In the edition of the book I have, Kovic writes and introduction about how he republished his book because he feels that the current war in Iraq is too similar to Vietnam. I find this something that many people in our nation feel, however although many people are against the war, many people are for the troops whereas in Vietnam, the people were also against the troops.
November 3rd, 2007
Even though this movie was pehaps drawn out way too long, I think that the overall message was impacting. I like the fact that they had three different perspectives of coming home to all different ways of life. At first you had the banker who was married 20 years and had grown up kids, the man who hardly knew his own wife, and the disabled bachelor. My personal favorite story was that of Homer, the veteran who lost his hands in a fire on his ship while serving in the navy. He seemed to be the most impacted of the war and had the worst problems resulting from it. But in reality, all of the guys had problems they had to face coming back home to the same town. Al, the banker, had to resume his old job and totally missed out on the years where his kids grew up, Fred, the bomber, had a hard time finding a job since he had no real work experience outside of the army, and Homer had to deal with the reactions of his loved ones to his hooks.

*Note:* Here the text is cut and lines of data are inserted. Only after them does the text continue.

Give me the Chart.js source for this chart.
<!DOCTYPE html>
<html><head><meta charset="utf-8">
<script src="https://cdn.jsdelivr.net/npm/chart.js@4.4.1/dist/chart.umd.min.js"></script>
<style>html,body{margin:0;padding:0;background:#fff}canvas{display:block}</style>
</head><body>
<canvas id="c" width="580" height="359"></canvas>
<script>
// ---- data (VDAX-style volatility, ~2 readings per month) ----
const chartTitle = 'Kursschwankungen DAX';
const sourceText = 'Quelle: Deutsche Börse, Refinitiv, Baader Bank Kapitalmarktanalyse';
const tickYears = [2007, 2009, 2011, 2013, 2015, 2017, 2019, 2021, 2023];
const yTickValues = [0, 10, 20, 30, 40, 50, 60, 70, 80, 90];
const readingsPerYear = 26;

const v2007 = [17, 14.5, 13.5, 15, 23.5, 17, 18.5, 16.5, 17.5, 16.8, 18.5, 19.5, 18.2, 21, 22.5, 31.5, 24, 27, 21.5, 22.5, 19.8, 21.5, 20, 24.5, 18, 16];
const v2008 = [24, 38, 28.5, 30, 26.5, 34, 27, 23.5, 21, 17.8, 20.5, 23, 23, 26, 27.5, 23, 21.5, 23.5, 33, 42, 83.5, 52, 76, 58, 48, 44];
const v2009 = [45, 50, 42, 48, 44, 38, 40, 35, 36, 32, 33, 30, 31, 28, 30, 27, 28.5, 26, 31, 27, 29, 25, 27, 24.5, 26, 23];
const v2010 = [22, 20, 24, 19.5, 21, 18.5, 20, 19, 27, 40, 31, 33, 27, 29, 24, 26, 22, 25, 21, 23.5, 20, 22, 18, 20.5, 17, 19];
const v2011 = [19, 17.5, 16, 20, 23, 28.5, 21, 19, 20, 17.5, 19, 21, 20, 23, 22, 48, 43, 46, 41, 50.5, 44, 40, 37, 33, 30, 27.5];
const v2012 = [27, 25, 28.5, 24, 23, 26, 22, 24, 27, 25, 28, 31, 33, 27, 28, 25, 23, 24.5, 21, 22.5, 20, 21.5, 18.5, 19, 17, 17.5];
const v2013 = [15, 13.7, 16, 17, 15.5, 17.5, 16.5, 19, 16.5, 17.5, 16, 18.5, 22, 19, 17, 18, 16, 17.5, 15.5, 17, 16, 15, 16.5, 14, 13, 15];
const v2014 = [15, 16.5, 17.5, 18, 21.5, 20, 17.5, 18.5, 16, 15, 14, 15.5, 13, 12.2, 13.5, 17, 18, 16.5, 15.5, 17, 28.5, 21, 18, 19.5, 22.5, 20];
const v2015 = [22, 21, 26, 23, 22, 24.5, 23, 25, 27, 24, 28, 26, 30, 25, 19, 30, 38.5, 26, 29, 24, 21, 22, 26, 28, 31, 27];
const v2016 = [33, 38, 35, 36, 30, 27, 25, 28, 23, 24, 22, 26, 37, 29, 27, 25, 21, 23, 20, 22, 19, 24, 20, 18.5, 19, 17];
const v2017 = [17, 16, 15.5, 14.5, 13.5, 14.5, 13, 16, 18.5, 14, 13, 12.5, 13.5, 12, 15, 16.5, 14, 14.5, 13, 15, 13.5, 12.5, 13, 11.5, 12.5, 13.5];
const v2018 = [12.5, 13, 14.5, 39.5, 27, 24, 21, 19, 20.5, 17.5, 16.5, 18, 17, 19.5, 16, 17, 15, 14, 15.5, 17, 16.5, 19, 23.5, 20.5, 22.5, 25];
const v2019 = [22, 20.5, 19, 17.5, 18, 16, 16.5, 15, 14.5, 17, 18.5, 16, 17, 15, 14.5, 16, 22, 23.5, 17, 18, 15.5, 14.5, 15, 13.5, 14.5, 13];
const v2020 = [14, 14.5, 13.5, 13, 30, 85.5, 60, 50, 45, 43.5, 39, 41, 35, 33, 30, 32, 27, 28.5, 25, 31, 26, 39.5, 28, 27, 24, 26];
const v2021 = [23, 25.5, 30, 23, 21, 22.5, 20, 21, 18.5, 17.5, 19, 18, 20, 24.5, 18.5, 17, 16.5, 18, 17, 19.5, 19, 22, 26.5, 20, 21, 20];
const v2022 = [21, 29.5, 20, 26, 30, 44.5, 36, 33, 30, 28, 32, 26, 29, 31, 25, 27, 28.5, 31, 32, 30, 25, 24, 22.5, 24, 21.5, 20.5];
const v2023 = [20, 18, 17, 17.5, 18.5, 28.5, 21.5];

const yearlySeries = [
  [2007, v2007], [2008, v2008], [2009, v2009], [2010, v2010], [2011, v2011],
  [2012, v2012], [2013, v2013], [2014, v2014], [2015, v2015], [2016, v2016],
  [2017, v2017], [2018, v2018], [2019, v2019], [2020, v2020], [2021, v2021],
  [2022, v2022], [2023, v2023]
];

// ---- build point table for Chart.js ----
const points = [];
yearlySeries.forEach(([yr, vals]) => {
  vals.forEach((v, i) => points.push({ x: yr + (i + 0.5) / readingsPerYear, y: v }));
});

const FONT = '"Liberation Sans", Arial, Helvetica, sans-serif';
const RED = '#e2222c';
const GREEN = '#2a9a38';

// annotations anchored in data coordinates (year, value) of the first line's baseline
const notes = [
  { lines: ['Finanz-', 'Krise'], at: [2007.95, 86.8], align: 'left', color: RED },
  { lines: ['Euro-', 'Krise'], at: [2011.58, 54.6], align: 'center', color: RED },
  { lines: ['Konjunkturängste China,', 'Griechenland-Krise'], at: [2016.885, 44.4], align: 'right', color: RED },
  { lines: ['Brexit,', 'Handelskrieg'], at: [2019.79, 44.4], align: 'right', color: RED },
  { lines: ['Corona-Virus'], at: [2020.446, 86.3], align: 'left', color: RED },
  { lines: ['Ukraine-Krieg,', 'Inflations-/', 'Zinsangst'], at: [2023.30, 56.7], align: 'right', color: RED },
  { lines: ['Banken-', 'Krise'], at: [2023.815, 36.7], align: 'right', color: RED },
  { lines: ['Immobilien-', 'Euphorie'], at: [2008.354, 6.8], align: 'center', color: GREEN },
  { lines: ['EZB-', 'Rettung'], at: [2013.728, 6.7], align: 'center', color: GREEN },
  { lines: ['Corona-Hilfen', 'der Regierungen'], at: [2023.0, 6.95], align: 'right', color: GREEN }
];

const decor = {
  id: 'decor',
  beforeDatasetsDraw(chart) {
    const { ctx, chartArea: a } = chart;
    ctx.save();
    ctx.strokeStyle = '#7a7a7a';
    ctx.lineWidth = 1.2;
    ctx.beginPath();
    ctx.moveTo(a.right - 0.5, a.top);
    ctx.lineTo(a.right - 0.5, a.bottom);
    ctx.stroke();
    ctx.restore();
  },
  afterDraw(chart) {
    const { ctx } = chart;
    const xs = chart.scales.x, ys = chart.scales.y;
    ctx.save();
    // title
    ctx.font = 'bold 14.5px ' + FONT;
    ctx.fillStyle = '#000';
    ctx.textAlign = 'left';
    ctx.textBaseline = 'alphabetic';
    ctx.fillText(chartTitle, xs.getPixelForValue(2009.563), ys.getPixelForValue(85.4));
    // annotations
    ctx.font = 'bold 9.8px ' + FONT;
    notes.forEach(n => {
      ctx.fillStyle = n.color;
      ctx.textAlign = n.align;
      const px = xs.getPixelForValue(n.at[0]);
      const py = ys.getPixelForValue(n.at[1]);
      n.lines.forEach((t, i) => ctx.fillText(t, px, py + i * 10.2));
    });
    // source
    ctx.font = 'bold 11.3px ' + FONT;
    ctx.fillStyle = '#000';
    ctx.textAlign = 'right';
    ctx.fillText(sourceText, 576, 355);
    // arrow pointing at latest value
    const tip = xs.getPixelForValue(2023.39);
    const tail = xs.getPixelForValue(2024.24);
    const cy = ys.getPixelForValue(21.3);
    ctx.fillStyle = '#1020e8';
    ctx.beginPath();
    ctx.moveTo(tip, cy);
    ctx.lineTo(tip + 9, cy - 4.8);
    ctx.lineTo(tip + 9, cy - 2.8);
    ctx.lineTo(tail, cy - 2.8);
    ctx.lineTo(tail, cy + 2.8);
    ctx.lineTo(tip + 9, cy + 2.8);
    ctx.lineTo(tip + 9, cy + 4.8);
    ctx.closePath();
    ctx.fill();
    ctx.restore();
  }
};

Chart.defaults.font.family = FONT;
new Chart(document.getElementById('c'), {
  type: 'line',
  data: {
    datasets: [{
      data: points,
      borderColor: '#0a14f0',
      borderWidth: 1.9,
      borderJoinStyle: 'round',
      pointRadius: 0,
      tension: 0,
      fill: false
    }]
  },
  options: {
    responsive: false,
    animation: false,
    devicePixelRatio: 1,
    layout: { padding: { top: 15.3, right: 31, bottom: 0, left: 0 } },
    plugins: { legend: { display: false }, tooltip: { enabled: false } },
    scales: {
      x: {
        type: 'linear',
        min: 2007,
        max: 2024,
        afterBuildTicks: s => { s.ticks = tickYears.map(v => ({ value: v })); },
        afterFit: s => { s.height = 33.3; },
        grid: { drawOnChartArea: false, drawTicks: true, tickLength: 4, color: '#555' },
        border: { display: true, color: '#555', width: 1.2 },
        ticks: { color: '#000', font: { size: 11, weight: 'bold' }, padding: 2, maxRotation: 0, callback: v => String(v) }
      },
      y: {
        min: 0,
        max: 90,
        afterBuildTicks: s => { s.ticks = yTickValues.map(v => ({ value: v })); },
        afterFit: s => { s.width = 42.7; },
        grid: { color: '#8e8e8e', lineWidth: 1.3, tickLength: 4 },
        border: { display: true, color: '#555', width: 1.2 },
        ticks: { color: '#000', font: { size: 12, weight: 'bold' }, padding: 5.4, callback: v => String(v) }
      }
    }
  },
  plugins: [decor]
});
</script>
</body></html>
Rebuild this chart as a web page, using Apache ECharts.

Ultimately, I think that it was interesting how they made this movie right after the veterans really came home, and in watching it, you can sense the anxiety of the veterans in not knowing what might become of their lives and the economy. I think that this movie probably helped a lot of the men who returned because it brought up all the same feelings and problems that they too were going through.
October 29th, 2007
I think that the comparison of the McCarthy era to the Salem witch trials is very true. The two events are extremely similar because at the time period after WWII, the nation was very fearful of communism and was ready to find scapegoats to punish in order to feel better. Chapter 20 is about how one specific veteran goes on trial after writing htat he is an ex member of the communist party. He was treated as a traitor and enemy even after he spent years serving in our army during the war. This shows that even veterans were not safe from the suspicions of the McCarthy era.
I am happy that this book actually has the time to talk about women that help the war effort. Especially in WWII, these women hold very important and dangerous positions. The WASP and WAVES are only a few of the different groups women could join to help out. There were also nurses and telephone operators that worked overseas. However, although these women worked sometimes just as hard as the men, they never recieved the respect that veterans recieve, or the benefits. Unfortunately, it wasn’t until the 1970’s when they finally gained veteran status.